Milo Greene Live In Studio

Milo Greene

For an indie band that describes their songs as “melancholy”, the members of Milo Greene sure were happy during their live session in the WERS studio. Though just back from an exhausting whirlwind trip in the United Kingdom, promoting their self-titled album, the band was all smiles and jokes as they set up.

Though many people believe that Milo Greene is a single male musician, the band is actually comprised of five very unique individuals: Robbie Arnett, Marlana Sheetz, Andrew Heringer, Graham Fink, and Curtis “Tron” Marrero. The band does not have a lead singer per se, but mainly capitalizes on every member’s exceptional ability to harmonize. In a way, however, the uniting name symbolizes the group’s collaborative abilities in terms of song writing. Sheetz explained, “One person can write a song, two of us can write a song together, all of us can write a song together; it’s just kind of different every time. We all just have an understanding of what the quality of songwriting should be like in this band so if something works, it works, if it doesn’t it doesn’t.”

Milo Greene began their three-song set in the studio with “Don’t You Give Up on Me.” With Robbie Arnett as lead vocalist, and Sheetz and Heringer singing in the background, the group wove a tight harmony. Following this song up was “Take a Step.” In a diplomatic manner, Graham Fink and Andrew Heringer exchanged instruments; Heringer forfeiting his electric guitar for Fink’s bass, and vice versa. Both songs created a vibe between folk and pop – many lyrics became catchy after a few repetitions, especially with the backup of sunny and light riffs from the electric guitar.

Audiences would be interested to know at this point that the band released a visual accompaniment to their album in October of last year: a 37 minute long film called “Moddison”. Also the title of the ninth track, Moddison has no dialogue, and instead uses the entire album as a soundtrack, as well as a storytelling device. When asked what they hoped audiences would get out of it, Sheetz answered, “I think they’ll understand what the music sounds like to us… A lot of times people will say that they feel really happy and upbeat, but for us it was a really melancholy album. If people see [Moddison] they kind of see what we see.” Elaborating, Heringer added, “It also gives people a chance to listen to it as an entire record. That’s really important to us.” During their on-air interview, the band explained that the eponymous album is intended to be one concept – that each song is a piece of the larger whole.

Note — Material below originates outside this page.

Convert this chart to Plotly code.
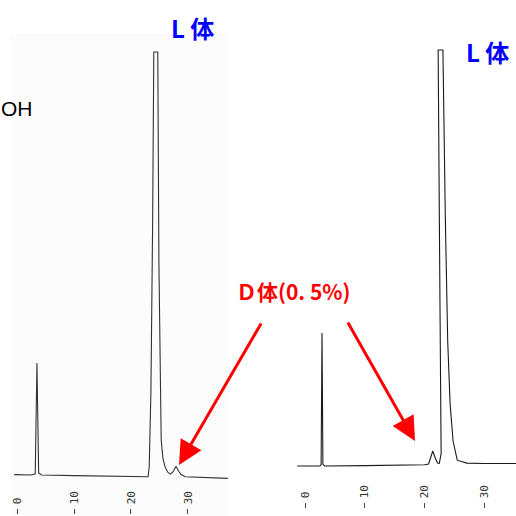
import plotly.graph_objects as go

W = H = 516

# Left chromatogram (time in min, signal in % of full scale; main peak clipped at 100)
left_t = [-0.5, 2.5, 3.2, 3.5, 3.8, 4.3, 10.0, 20.0, 23.0, 23.2, 23.5, 23.8, 24.0, 24.4, 24.7,
          24.9, 25.1, 25.3, 25.6, 26.0, 26.5, 26.9, 27.4, 27.9, 28.3, 28.8, 29.5, 33.0, 37.0]
left_s = [0.1, 0.0, 0.3, 26.5, 0.5, 0.0, -0.15, -0.4, -0.4, 2.0, 20.0, 60.0, 100.0, 100.0, 100.0,
          50.0, 20.0, 8.3, 4.0, 1.8, 0.6, 0.2, 0.8, 2.1, 1.0, 0.1, -0.4, -0.6, -0.8]

# Right chromatogram
right_t = [-1.3, 2.5, 2.7, 2.85, 3.0, 3.3, 10.0, 20.0, 20.7, 21.1, 21.4, 21.8, 22.2, 22.5,
           22.8, 22.6, 22.3, 22.7, 23.1, 23.5, 23.9, 24.3, 24.8, 25.5, 27.1, 30.0, 35.5]
right_s = [0.0, 0.0, 0.3, 32.0, 0.4, 0.0, 0.1, 0.3, 0.5, 2.0, 3.6, 2.0, 0.7, 0.65,
           3.0, 40.0, 100.0, 100.0, 100.0, 60.0, 30.0, 15.0, 6.0, 1.4, 0.7, 0.6, 0.6]

tick_vals = [0, 10, 20, 30]
tick_text = ["0", "10", "20", "30"]

peak_label = "L 体"
impurity_label = "Ｄ体(0. 5%)"
side_text = "OH"

fig = go.Figure()
fig.add_trace(go.Scatter(x=left_t, y=left_s, mode="lines", xaxis="x", yaxis="y",
                         line=dict(color="#333333", width=1.1), hoverinfo="skip", showlegend=False))
fig.add_trace(go.Scatter(x=right_t, y=right_s, mode="lines", xaxis="x2", yaxis="y2",
                         line=dict(color="#1a1a1a", width=1.1), hoverinfo="skip", showlegend=False))

def px(v):
    return v / W

def py(v):
    return 1 - v / H

tickfont = dict(family="DejaVu Sans Mono", size=11, color="#333")
common_x = dict(showgrid=False, zeroline=False, showline=False, ticks="inside", ticklen=5,
                tickcolor="#444", tickwidth=1, tickvals=tick_vals, ticktext=tick_text,
                ticklabelposition="inside", tickangle=-90, tickfont=tickfont, fixedrange=True)

fig.update_layout(
    width=W, height=H, margin=dict(l=0, r=0, t=0, b=0),
    paper_bgcolor="white", plot_bgcolor="rgba(0,0,0,0)",
    xaxis=dict(domain=[px(10), px(228)], range=[-1.228, 37.02], anchor="free", position=py(514),
               **common_x),
    yaxis=dict(domain=[0, py(33)], range=[-9.69, 104.49], visible=False, fixedrange=True),
    xaxis2=dict(domain=[px(296), px(516)], range=[-1.508, 35.34], anchor="free", position=py(508),
                **common_x),
    yaxis2=dict(domain=[0, 1], range=[-12.02, 112.02], visible=False, fixedrange=True),
    shapes=[dict(type="rect", xref="x domain", yref="y domain", x0=0, x1=1, y0=0, y1=1,
                 fillcolor="#fcfcfc", line=dict(width=0), layer="below")],
)

ann = []
lfont = dict(family="Noto Sans CJK JP", size=24, color="#0000ff", weight="bold")
ann.append(dict(text=f"<b>{peak_label}</b>", x=px(192), y=py(28), xref="paper", yref="paper",
                showarrow=False, font=lfont, xanchor="center", yanchor="middle"))
ann.append(dict(text=f"<b>{peak_label}</b>", x=px(487), y=py(52), xref="paper", yref="paper",
                showarrow=False, font=lfont, xanchor="center", yanchor="middle"))
ann.append(dict(text=side_text, x=px(-1), y=py(108), xref="paper", yref="paper", showarrow=False,
                font=dict(family="Liberation Sans", size=21, color="black"),
                xanchor="left", yanchor="middle"))
ann.append(dict(text=f"<b>{impurity_label}</b>", x=px(293), y=py(291), xref="paper", yref="paper",
                showarrow=False, font=dict(family="Noto Sans CJK JP", size=21, color="#ff0000"),
                xanchor="center", yanchor="middle"))
# arrows
for tip, tail in [((179, 465), (262, 322)), ((415, 441), (347, 321))]:
    ann.append(dict(text="", x=px(tip[0]), y=py(tip[1]), xref="paper", yref="paper",
                    showarrow=True, ax=tail[0] - tip[0], ay=tail[1] - tip[1],
                    arrowhead=2, arrowsize=1.6, arrowwidth=3, arrowcolor="#ff0000", standoff=0))
fig.update_layout(annotations=ann)

fig.write_html("out.html", config={"displayModeBar": False},
               post_script="document.body.style.margin='0';document.body.style.overflow='hidden';")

To conclude their set, Milo Greene played “1957”: their debut single, and arguably their most popular song. Andrew Heringer took the lead on vocals for this number, while his fellow band members backed him up in an energetic refrain, repeating “I’ll go I’ll go I’ll go I”, and Curtis Marrero laid down a solid drum beat. A few months back, “1957” was released as an iTunes “Free Single of the Week”, something Heringer credited with getting a lot of people out to their shows while touring in the UK.

The band has been seeing an increasing amount of interest lately, from appearing on David Letterman and Conan, to being invited to Lollapalooza before their debut album was released. This may be attributed to the fact that the band is always keeping themselves busy, after this leg of the tour ends in March, they plan to start back up after a few weeks’ break to finish out the rest of the year on the road. A road that seems to have only one possible destination: success.